The stable value industry has benefitted from data showing that stable value funds historically have generated higher returns than their chief competitors, money market funds. It’s a good marketing pitch, and an especially potent one right now, as money market returns have hovered near zero percent for the past four years. But Michael Davis, head of the stable value business for Prudential Retirement, argues that the industry is short-selling itself if it makes that distinction the focus of its marketing efforts.
Returns that outpace those available from money market funds, Davis told participants at the 2013 SVIA Fall Forum, merely represent the tactical case for stable value funds. “This is not where we as an industry want to be making our case,” he said. “If we do, we’re only making half the case we should be making. There are more fundamental reasons to be in stable value.”

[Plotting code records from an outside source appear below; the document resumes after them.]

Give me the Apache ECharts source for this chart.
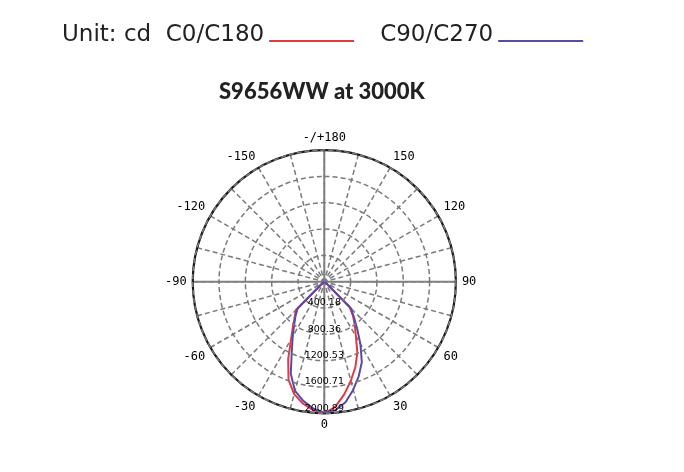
<!DOCTYPE html>
<html>
<head>
<meta charset="utf-8">
<script src="https://cdn.jsdelivr.net/npm/echarts@6/dist/echarts.min.js"></script>
<style>
html,body{margin:0;padding:0;background:#fff;}
#chart{width:684px;height:472px;}
</style>
</head>
<body>
<div id="chart"></div>
<script>
// Data
const titleText = 'S9656WW at 3000K';
const unitText = 'Unit: cd';
const seriesNames = ['C0/C180', 'C90/C270'];
const angles = [-90,-85,-80,-75,-70,-65,-60,-55,-50,-45,-40,-35,-30,-25,-20,-15,-10,-5,0,
                5,10,15,20,25,30,35,40,45,50,55,60,65,70,75,80,85,90];
const c0c180 = [0,4,6,8,10,12,15,22,45,610,700,830,1010,1300,1590,1770,1880,1960,2000.89,
                1910,1740,1560,1380,1190,960,810,680,545,45,22,15,12,10,8,6,4,0];
const c90c270 = [0,4,6,8,10,12,15,22,50,575,680,800,960,1170,1490,1720,1840,1935,1990,
                 1960,1860,1700,1530,1350,1100,870,700,575,50,22,15,12,10,8,6,4,0];
const ringLabels = ['400.18','800.36','1200.53','1600.71','2000.89'];
const radiusMax = 2000.89;
const colors = ['#e23a45', '#5a4aa6'];

function toPolar(vals) {
  return vals.map((v, i) => [v, angles[i] < 0 ? angles[i] + 360 : angles[i]]);
}

const chart = echarts.init(document.getElementById('chart'), null, {renderer: 'canvas'});
const center = [324.3, 281.7];
const radius = 131.6;

chart.setOption({
  backgroundColor: '#fff',
  animation: false,
  title: {
    text: titleText,
    left: 214,
    top: 76,
    textStyle: {fontFamily: 'Lato', fontWeight: 900, fontSize: 22, color: '#222'}
  },
  legend: {
    data: seriesNames,
    left: 57,
    top: 19,
    align: 'right',
    icon: 'path://M0,0 L0.01,0 L0.01,0.01 L0,0.01 Z M0,11 L85,11 L85,13 L0,13 Z',
    itemWidth: 85,
    itemHeight: 14,
    itemGap: 26,
    formatter: function (name) { return name === seriesNames[0] ? unitText + '  ' + name : name; },
    textStyle: {fontFamily: 'DejaVu Sans', fontSize: 23, color: '#222'}
  },
  polar: [
    {center: center, radius: radius},
    {center: center, radius: radius}
  ],
  angleAxis: [
    {
      polarIndex: 0,
      type: 'value',
      min: 0, max: 360, interval: 15,
      startAngle: 270,
      clockwise: false,
      axisLine: {show: true, lineStyle: {color: '#1a1a1a', width: 2.2}},
      axisTick: {show: false},
      axisLabel: {
        margin: 6,
        fontFamily: 'DejaVu Sans Mono',
        fontSize: 12,
        color: '#000',
        formatter: function (v) {
          if (v % 30 !== 0 || v === 360) return '';
          if (v === 180) return '-/+180';
          return String(v > 180 ? v - 360 : v);
        }
      },
      splitLine: {show: true, lineStyle: {color: '#7a7a7a', width: 1.5, type: [5, 3]}}
    },
    {
      polarIndex: 1,
      type: 'value',
      min: 0, max: 360, interval: 90,
      startAngle: 270,
      clockwise: false,
      axisLine: {show: false},
      axisTick: {show: false},
      axisLabel: {show: false},
      splitLine: {show: true, lineStyle: {color: '#808080', width: 2, type: 'solid'}}
    }
  ],
  radiusAxis: [
    {
      polarIndex: 0,
      type: 'value',
      min: 0, max: radiusMax, interval: radiusMax / 5,
      axisLine: {show: false},
      axisTick: {show: false},
      axisLabel: {
        show: true,
        margin: 0,
        align: 'center',
        verticalAlign: 'bottom',
        fontFamily: 'DejaVu Sans',
        fontSize: 9.5,
        color: '#000',
        formatter: function (v, i) { return i === 0 ? '' : (ringLabels[i - 1] || ''); }
      },
      splitLine: {show: true, lineStyle: {color: '#7a7a7a', width: 1.5, type: [5, 3]}},
      z: 5
    },
    {
      polarIndex: 1,
      type: 'value',
      min: 0, max: 1,
      axisLine: {show: false},
      axisTick: {show: false},
      axisLabel: {show: false},
      splitLine: {show: false}
    }
  ],
  series: [
    {
      name: seriesNames[0],
      type: 'line',
      coordinateSystem: 'polar',
      polarIndex: 0,
      data: toPolar(c0c180),
      showSymbol: false,
      symbol: 'none',
      lineStyle: {color: colors[0], width: 2},
      itemStyle: {color: colors[0]}
    },
    {
      name: seriesNames[1],
      type: 'line',
      coordinateSystem: 'polar',
      polarIndex: 0,
      data: toPolar(c90c270),
      showSymbol: false,
      symbol: 'none',
      lineStyle: {color: colors[1], width: 2},
      itemStyle: {color: colors[1]}
    }
  ]
});
</script>
</body>
</html>
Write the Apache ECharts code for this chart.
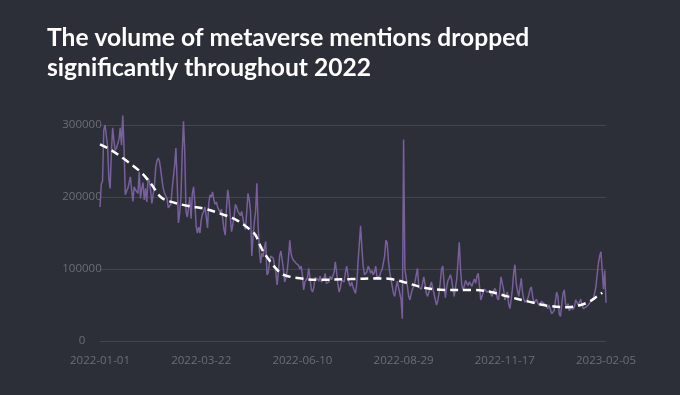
<!DOCTYPE html>
<html>
<head>
<meta charset="utf-8">
<script src="https://cdn.jsdelivr.net/npm/echarts@6/dist/echarts.min.js"></script>
<style>
html,body{margin:0;padding:0;background:#2c2e38;}
#chart{width:680px;height:395px;}
</style>
</head>
<body>
<div id="chart"></div>
<script>
// Daily metaverse mentions, in thousands, from 2022-01-01 to 2023-02-05 (401 days)
const mentionsK = [
186,218,222,293,300,298,270,225,212,262,
296,278,265,268,266,280,296,272,313,268,
203,208,212,220,228,210,194,214,210,212,
205,235,198,212,220,196,212,193,226,222,
210,191,190,215,240,250,254,250,238,224,
212,205,207,198,185,183,190,210,228,244,
268,220,164,178,200,262,305,262,180,172,
185,200,170,205,214,192,160,150,158,150,
168,176,180,186,172,157,192,203,200,207,
196,190,193,186,182,178,183,170,155,147,
185,210,196,172,152,162,172,190,186,180,
178,174,180,170,160,155,180,205,196,180,
118,145,165,180,219,160,125,108,122,117,
130,138,92,95,110,118,120,115,104,95,
78,95,118,125,126,100,82,88,98,115,
140,122,115,112,110,108,109,105,100,104,
92,71,82,80,88,101,88,72,68,74,
88,90,86,83,90,82,80,86,94,80,
78,82,90,85,86,95,110,96,80,68,
74,84,86,82,95,104,92,80,76,82,
75,70,66,80,110,135,160,130,105,92,
90,96,104,100,94,98,92,96,104,88,
86,90,96,99,100,118,140,137,112,96,
86,76,66,62,74,83,74,66,58,31,
280,100,88,76,62,57,66,72,70,82,
92,101,75,76,72,80,89,78,66,62,
68,76,82,74,66,58,50,56,66,82,
100,104,80,60,74,84,87,92,85,72,
62,74,86,110,137,100,78,70,72,84,
80,77,82,84,76,82,86,80,90,94,
76,57,62,68,72,70,68,66,70,65,
62,68,73,70,60,57,70,89,80,72,
57,62,68,52,45,57,72,95,106,80,
70,62,74,87,68,58,54,52,58,64,
72,75,62,52,55,58,53,50,52,55,
56,52,54,48,45,50,44,38,36,42,
55,68,62,38,34,50,66,71,52,47,
52,42,46,48,44,47,57,54,50,52,
58,50,45,45,47,48,50,52,55,57,
60,66,75,92,108,118,124,98,72,98,
53
];
// Trend line samples: [day index, value in thousands]
const trendIdx = [0,9,18,32,40,48,55,71,82,95,108,119,123,127,131,139,145,158,172,198,219,230,240,256,272,296,309,322,338,354,370,380,387,393,397];
const trendK   = [273,265,254,235,219,200,194,187,184,177,168,154,147,131,119,101,92,87,85,86,87,86,82,74,71,71,68,62,55,49,47,50,55,62,67];

const startDate = '2022-01-01';
const yTicks = [0, 100000, 200000, 300000];

const dates = [];
(function(){
  const d0 = new Date(startDate + 'T00:00:00Z');
  for (let i = 0; i < mentionsK.length; i++) {
    const d = new Date(d0.getTime() + i * 86400000);
    dates.push(d.toISOString().slice(0, 10));
  }
})();
const mentions = mentionsK.map(v => v * 1000);
const trend = trendIdx.map((ix, k) => [ix, trendK[k] * 1000]);

const chart = echarts.init(document.getElementById('chart'), null, {renderer: 'canvas'});
chart.setOption({
  backgroundColor: '#2c2e38',
  animation: false,
  title: {
    text: 'The volume of metaverse mentions dropped\nsignificantly throughout 2022',
    left: 42,
    top: 18,
    textStyle: {
      color: '#ffffff',
      fontFamily: 'Lato',
      fontWeight: 'bold',
      fontSize: 24.6,
      lineHeight: 30
    }
  },
  grid: {left: 100, right: 74, top: 125, bottom: 54},
  xAxis: {
    type: 'category',
    data: dates,
    boundaryGap: false,
    axisLine: {show: false},
    axisTick: {show: false},
    splitLine: {show: false},
    axisLabel: {
      interval: 79,
      color: '#6b6e78',
      fontFamily: 'Open Sans',
      fontSize: 11.5,
      margin: 14
    }
  },
  yAxis: {
    type: 'value',
    min: yTicks[0],
    max: yTicks[yTicks.length - 1],
    interval: 100000,
    axisLine: {show: false},
    axisTick: {show: false},
    splitLine: {lineStyle: {color: '#44464f', width: 1}},
    axisLabel: {
      align: 'center',
      margin: 18,
      color: '#6b6e78',
      fontFamily: 'Open Sans',
      fontSize: 11.5,
      formatter: v => String(v)
    }
  },
  series: [
    {
      type: 'line',
      data: mentions,
      showSymbol: false,
      clip: false,
      lineStyle: {color: '#78609a', width: 1.5},
      z: 2
    },
    {
      type: 'line',
      data: trend,
      smooth: 0.35,
      showSymbol: false,
      clip: false,
      lineStyle: {color: '#ffffff', width: 2.5, type: [8, 5]},
      z: 3
    }
  ]
});
</script>
</body>
</html>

Those reasons include, of course, principal preservation guarantees and steady returns that, while outpacing money market returns, have at the same time exhibited similarly low volatility. Those characteristics, Davis said, make stable value attractive to retirement plan participants who are conservative investors, are at or near retirement age, those that need to diversify their retirement investment portfolio, or are seeking attractive, risk-adjusted returns as part of an overall asset allocation strategy.
Davis emphasized that there are also important demographic shifts taking place in the U.S. that should ensure a receptive market for stable value funds for decades to come. According to projections by the Census Bureau, the fastest-growing age group in the U.S. between now and 2050, on a percentage basis, will be those age 85 and older. And by the end of that period, Americans 65 and older should account for 20 percent of the population, up from 10 percent in 1970 and 13 percent as recently as 2009.
That’s a promising trend for the stable value industry, which historically has captured the bulk of its assets from older retirement-plan participants. Research by the Employee Benefit Research Institute, for example, shows that in 2011, 401(k) plan participants in their 20s allocated just 7.1 percent of their plan assets to stable value. That percentage increased with every age cohort, however, peaking at 30 percent for participants in their 60s.
The impending retirement of the 76 million Baby Boomers born between 1946 and 1964 also suggests there will be plenty of people looking for conservative investment options in the decades ahead. Equally noteworthy, younger plan participants are sensitive to the need to save for retirement, and also receptive to the appeal of conservative investment options such as stable value funds. A 2012 study by Prudential Retirement found that 83 percent of Millennials—loosely defined as the 86 million Americans born from the early 1980s to the early 2000s—said that seeing what can happen to people who don’t save enough for retirement makes them want to save more for their own retirement. And 81 percent said contributing to one’s retirement account is a must, even during an economic recession.
“They’re a generation of savers,” Davis said of the Millennials. Pair that character trait with the fact that many are carrying burdensome levels of student loan debt, he added, and it’s not surprising that many of them tend to be conservative investors, too. In fact, in a 2013 study by Accenture, 43 percent of Millennials identified themselves that way, versus 31 percent of Boomers and 27 percent of Generation X investors, the generation born immediately after the Baby Boomers.
The trend toward an older population, which is being mirrored in many other countries around the world, coupled with the mindset of the Millennial generation, suggests that conservative investments, centered on fixed-income securities, will play a prominent role in the retirement savings marketplace for decades to come, Davis concluded.
“A lot of people are saying that the really interesting things are going to be happening in the next few decades within the fixed-income arena,” Davis said. “I would absolutely agree with that, and I think stable value is better positioned than any other fixed-income option to meet the needs of investors.”